In this section, we include resources related to the parliaments of each Caribbean country. We have included information on members of each chamber of parliament and the cabinet of each country.

Browse Parliament by Country
Country Type Name of Chamber(s) # Members
Anguilla Anguilla Unicameral House of Assembly 11
Antigua and Barbuda Antigua & Barbuda Bicameral Senate 17
House of Representatives 17
Aruba Aruba Unicameral Staten van Aruba 21
The Bahamas The Bahamas Bicameral Senate 16
House of Assembly 41
Barbados Barbados Bicameral Senate 21
House of Assembly 30
Belize Belize Bicameral Senate 12
National Assembly 31
Bermuda Bermuda Bicameral Senate 11
House of Assembly 36
British Virgin Islands British Virgin Islands Unicameral House of Assembly 15
Cayman Islands Cayman Islands Unicameral Legislative Assembly 18
Cuba Cuba Unicameral National Assembly of People’s Power 612
Curacao Curacao Unicameral Staten van Curaçao 21
Dominica Dominica Unicameral House of Assembly 31
Dominican Republic Dominican Republic Bicameral Senate 32
Cámara de Diputados 195
Grenada Grenada Bicameral Senate 13
House of Assembly 15
Guadeloupe Guadeloupe 2 separate unicameral councils General Council 43
Regional Council 31
Guyana Guyana Unicameral National Assembly 65
Haiti Haiti Bicameral Senate 30
La Chambre des Députés 99
Jamaica Jamaica Bicameral Senate 21
House of Representatives 63
Martinique Martinique 2 separate unicameral councils General Council 45
Regional Council 41
Montserrat Montserrat Unicameral Legislative Assembly 9
Puerto Rico Puerto Rico Bicameral Senate 27
House of Representatives 51
St. Kitts and Nevis  St. Kitts & Nevis Unicameral National Assembly 15
St. Lucia St. Lucia Bicameral Senate 11
House of Assembly 17
St. Vincent and the Grenadines St. Vincent & Grenadines Unicameral House of Assembly 23
Suriname Suriname Unicameral De Nationale Assemblée 51
Trinidad and Tobago Trinidad & Tobago Bicameral Senate 31
House of Representatives 41
Turks and Caicos Islands Turks & Caicos Islands Unicameral House of Assembly 19
United States Virgin Islands U.S. Virgin Islands Unicameral The Legislature 15
Backgrounder

What is parliament?

The term ‘Parliament’ is usually associated with the British system of parliamentary government, a system which has influenced the development of representative assemblies in many parts of the world. The concept of parliamentary democracy has roots that stretch back thousands of years. The word parliament is derived from the French word parler, which means to speak. The word democracy comes from the Greek word demos, meaning people, and kratia, meaning rule. Therefore, democracy literally means "the people’s rule". This concept dates back about 2,500 years ago to ancient Greece.

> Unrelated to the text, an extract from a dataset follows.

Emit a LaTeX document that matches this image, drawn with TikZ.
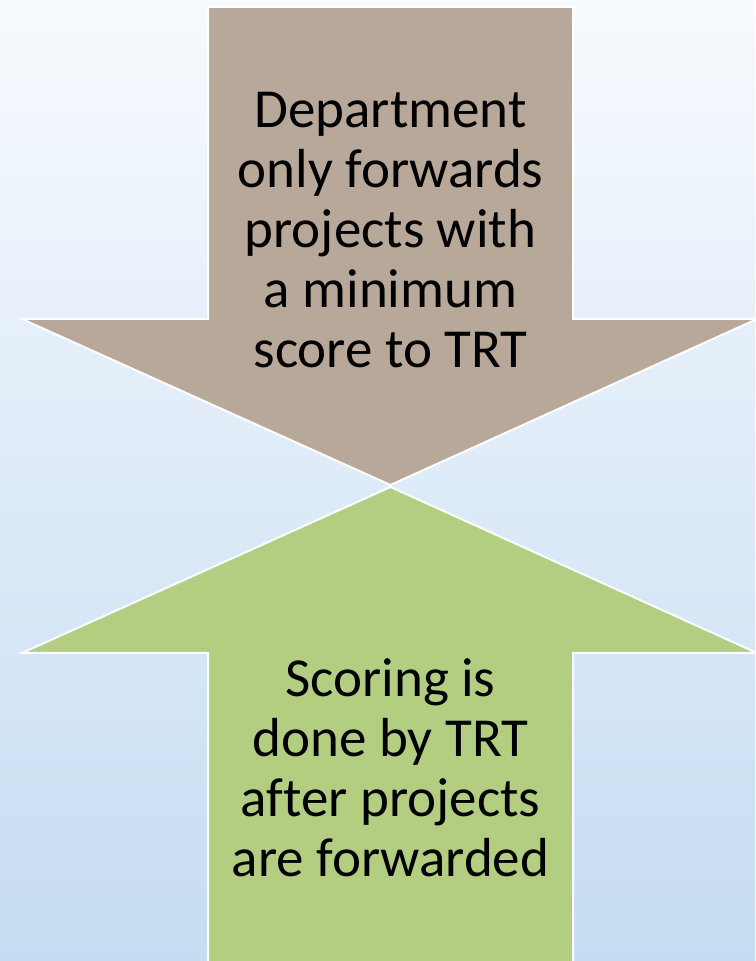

The Role and Function of Parliament

Parliament has three main functions:

  • representation (acting on behalf of voters and citizens) - debating the major issues of the day and providing by voting for taxation, the means of carrying on the work of government
  • making and repealing legislation
  • scrutinising (examining) government policy and administration, including proposals for expenditure scrutiny

Parliament doesn't get into the business of running the country, but it is responsible for approving and changing the country's laws. The issues discussed in Parliament affect us all: health, the environment, transport, jobs, schools, crime.

Select Committees

One way members of Parliament 'scrutinise' the government is by regularly meeting in small groups called select committees. These committees can make recommendations to the government on particular issues such as education, health, and the environment.

Dissolving Parliament

By law, a general election must be held and a new Parliament elected, every four to five years. When Parliament is dissolved every seat in the respective house(s) becomes vacant. Members of Parliament immediately revert to being members of the general public and lose all the privileges associated with being a Member of Parliament. Until a new Parliament is elected, MPs do not exist. Those who wish to re-apply must stand again for election as candidates in their constituencies.